Getting the heifers- return to the farm

 We left home at 6:10 am this morning to return to the farm where we looked at cows last week. Garry and Maria went there earlier in the week and he selected 16 pregnant heifers.

 However, when we arrived to watch them weigh the truck, the lady told Garry that one of the heifers was limping and maybe we did not want to take her. After we had some tea, coffee and cookies, the truck arrived, so they weighed the truck empty and we went to see the heifers.





Garry said the heifers were tied up in the winter milking barn when he choose
them on Wednesday- see the gutter cleaner for manure behind him and the
small water trough in front near where the cows are tied all winter

looking over the heifers


He decided not to take her as she had two swollen front feet, so we only bought 15. It took a little while for them to get them all to go up the ramp into the truck.

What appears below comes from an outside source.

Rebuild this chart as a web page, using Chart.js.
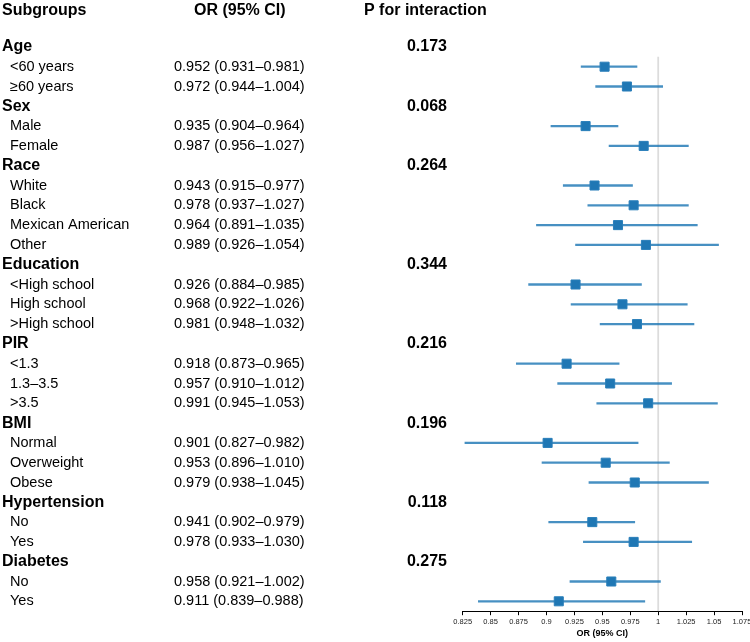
<!DOCTYPE html>
<html>
<head>
<meta charset="utf-8">
<script src="https://cdn.jsdelivr.net/npm/chart.js@4"></script>
<style>
  html, body { margin: 0; padding: 0; background: #fff; }
  #wrap { width: 750px; height: 642px; }
</style>
</head>
<body>
<div id="wrap"><canvas id="c" width="750" height="642"></canvas></div>
<script>
// ---- Data ----
const rowLabels = ['Age', '<60 years', '\u226560 years', 'Sex', 'Male', 'Female', 'Race', 'White', 'Black', 'Mexican American', 'Other', 'Education', '<High school', 'High school', '>High school', 'PIR', '<1.3', '1.3\u20133.5', '>3.5', 'BMI', 'Normal', 'Overweight', 'Obese', 'Hypertension', 'No', 'Yes', 'Diabetes', 'No', 'Yes'];
const isGroupHeader = [true, false, false, true, false, false, true, false, false, false, false, true, false, false, false, true, false, false, false, true, false, false, false, true, false, false, true, false, false];
const orValues = [null, 0.952, 0.972, null, 0.935, 0.987, null, 0.943, 0.978, 0.964, 0.989, null, 0.926, 0.968, 0.981, null, 0.918, 0.957, 0.991, null, 0.901, 0.953, 0.979, null, 0.941, 0.978, null, 0.958, 0.911];
const ciLower = [null, 0.931, 0.944, null, 0.904, 0.956, null, 0.915, 0.937, 0.891, 0.926, null, 0.884, 0.922, 0.948, null, 0.873, 0.910, 0.945, null, 0.827, 0.896, 0.938, null, 0.902, 0.933, null, 0.921, 0.839];
const ciUpper = [null, 0.981, 1.004, null, 0.964, 1.027, null, 0.977, 1.027, 1.035, 1.054, null, 0.985, 1.026, 1.032, null, 0.965, 1.012, 1.053, null, 0.982, 1.010, 1.045, null, 0.979, 1.030, null, 1.002, 0.988];
const pInteraction = ['0.173', null, null, '0.068', null, null, '0.264', null, null, null, null, '0.344', null, null, null, '0.216', null, null, null, '0.196', null, null, null, '0.118', null, null, '0.275', null, null];
const xTickValues = [0.825, 0.85, 0.875, 0.9, 0.925, 0.95, 0.975, 1, 1.025, 1.05, 1.075];
const columnHeaders = ['Subgroups', 'OR (95% CI)', 'P for interaction'];
const axisTitle = 'OR (95% CI)';
const refValue = 1;

// ---- Derived datasets ----
const ciData = [];
const pointData = [];
rowLabels.forEach((lab, i) => {
  if (orValues[i] !== null) {
    ciData.push({ y: i, x: [ciLower[i], ciUpper[i]] });
    pointData.push({ x: orValues[i], y: i });
  }
});
const refData = [{ x: refValue, y: 0.5 }, { x: refValue, y: rowLabels.length - 0.5 }];

const FONT = '"Liberation Sans", Arial, Helvetica, sans-serif';

const tablePlugin = {
  id: 'tableText',
  afterDraw(chart) {
    const ctx = chart.ctx;
    const yS = chart.scales.y;
    ctx.save();
    ctx.fillStyle = '#000';
    ctx.textBaseline = 'middle';
    ctx.font = 'bold 16px ' + FONT;
    ctx.textAlign = 'left';
    ctx.fillText(columnHeaders[0], 2, 11);
    ctx.fillText(columnHeaders[1], 194, 11);
    ctx.fillText(columnHeaders[2], 364, 11);
    rowLabels.forEach((lab, i) => {
      const y = yS.getPixelForValue(i);
      if (isGroupHeader[i]) {
        ctx.font = 'bold 16px ' + FONT;
        ctx.textAlign = 'left';
        ctx.fillText(lab, 2, y);
        if (pInteraction[i] !== null) {
          ctx.textAlign = 'right';
          ctx.fillText(pInteraction[i], 447, y);
        }
      } else {
        ctx.font = '14.5px ' + FONT;
        ctx.textAlign = 'left';
        ctx.fillText(lab, 10, y);
        const txt = orValues[i].toFixed(3) + ' (' + ciLower[i].toFixed(3) + '\u2013' + ciUpper[i].toFixed(3) + ')';
        ctx.fillText(txt, 174, y);
      }
    });
    ctx.restore();
  }
};

new Chart(document.getElementById('c'), {
  type: 'bar',
  data: {
    datasets: [
      {
        type: 'scatter',
        data: pointData,
        pointStyle: 'rect',
        pointRadius: 6.4,
        pointHoverRadius: 6.4,
        backgroundColor: '#1f77b4',
        borderColor: '#2a7fba',
        borderWidth: 1,
        order: 1
      },
      {
        type: 'bar',
        indexAxis: 'y',
        data: ciData,
        backgroundColor: 'rgba(31,119,180,0.82)',
        borderWidth: 0,
        barThickness: 1.6,
        order: 2
      },
      {
        type: 'line',
        data: refData,
        borderColor: '#dcdcdc',
        borderWidth: 1.8,
        pointRadius: 0,
        fill: false,
        order: 3
      }
    ]
  },
  options: {
    responsive: false,
    animation: false,
    devicePixelRatio: 1,
    indexAxis: 'y',
    layout: { padding: { top: 37, left: 462.7, right: 8, bottom: 0 } },
    plugins: {
      legend: { display: false },
      tooltip: { enabled: false },
      title: { display: false }
    },
    events: [],
    scales: {
      y: {
        type: 'linear',
        display: false,
        reverse: true,
        offset: false,
        grid: { offset: false },
        min: -0.5,
        max: rowLabels.length - 0.5
      },
      x: {
        type: 'linear',
        position: 'bottom',
        offset: false,
        min: xTickValues[0],
        max: xTickValues[xTickValues.length - 1],
        afterBuildTicks: (scale) => { scale.ticks = xTickValues.map(v => ({ value: v })); },
        afterFit: (scale) => { scale.paddingLeft = 0; scale.paddingRight = 0; },
        grid: { display: true, offset: false, drawOnChartArea: false, drawTicks: true, tickLength: 4, color: '#000', tickWidth: 1 },
        border: { display: true, color: '#000', width: 1 },
        ticks: {
          padding: 2,
          maxRotation: 0,
          autoSkip: false,
          color: '#222',
          font: { family: FONT, size: 7.5 },
          callback: (v) => String(v)
        },
        title: {
          display: true,
          text: axisTitle,
          color: '#000',
          font: { family: FONT, size: 9, weight: 'bold' },
          padding: { top: 0, bottom: 3 }
        }
      }
    }
  },
  plugins: [tablePlugin]
});
</script>
</body>
</html>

First they chased all of them, then some of the them, eventually most of the heifers had walked up into the truck.


Da-Vie, Da-Vie, (go ,go) they would say as they urged them forward.

Look at those shoes... I mean plastic sandals... looks a little messy

they put a rope on the last couple and pulled and pushed to get them up

Last one is on the truck!

weighing the truck- the heifers were bigger than Garry expected

Going to the office to pay

Garry has a bag of money - he paid by the total kilograms 
 By the time we had gotten all the paperwork done, each heifer has a passport paper, and health record,  it was almost ten o'clock and we were ready to go so Garry talked with the trucker about the route (in Russian of course, he never had to phone Maria all morning)

Then we followed the truck slowly through the city and beyond
Then when we got on the highway closer to the village, Garry passed the truck and led him to Nikolipolia and then to the barn. It was just noon.
They decided it would work best to let the heifers off on level ground, so the trucker backed up to a pile of dirt. We had lots of help, all the boys that had been hired for the day to stack straw bales (including three Andrei- s) and did not have much trouble getting them in the corral with the other big heifers already there.

help everywhere (and two shirtless Andrei-s)

who wants to get off the truck (easier than getting them on!)

making new friends

lots of running around inside the fence

discussing mileage with the trucker (he and Garry disagreed but
Garry had set it on the car as we left and it had been 120 kms- x2)
And do you think Garry was done for the day? No, he helped the boys unload 7 loads of straw, finishing about 8 pm. They had sandwiches I made around 2 pm. Garry made an ice cream cone run to the village store at 6 pm, and they were in and out of the house all afternoon getting bottles of cold water that someone (them or me) kept refilling with filtered water and putting in the freezer to get cold.

At noon, they had to fix the pile before the seven loads came.
The mow will be full of hay, all the straw will be stacked outside.

The wheat is all harvested and most of it has already been sold to a company in Zaporosia. They think it ran about 2.5  to 3.8 tons per hectare, and graded 2-3 ( the scale goes from a high of 1 to a low of 5) so it was pretty good.
 There is a pile stored inside the barn (I don't know where is will go next year when there are cows there!) which is either for seed for next year, or to give some to the shareowners we rent land from, a few are paid in cash, but most of the 73 people we rent from get 3 tons of grain, along with a number of other things- like straw and a really big bag of sugar (Max has already bought and given some of that out, they wanted it for jam making.) This year Garry and Max decided on one ton of wheat and two tons of corn for our grain payment to the renters. It is easier to sell wheat, they tell me, and people will be happy with either for feeding their animals- and so far the corn looks good... but it would be nice to get some rain this week!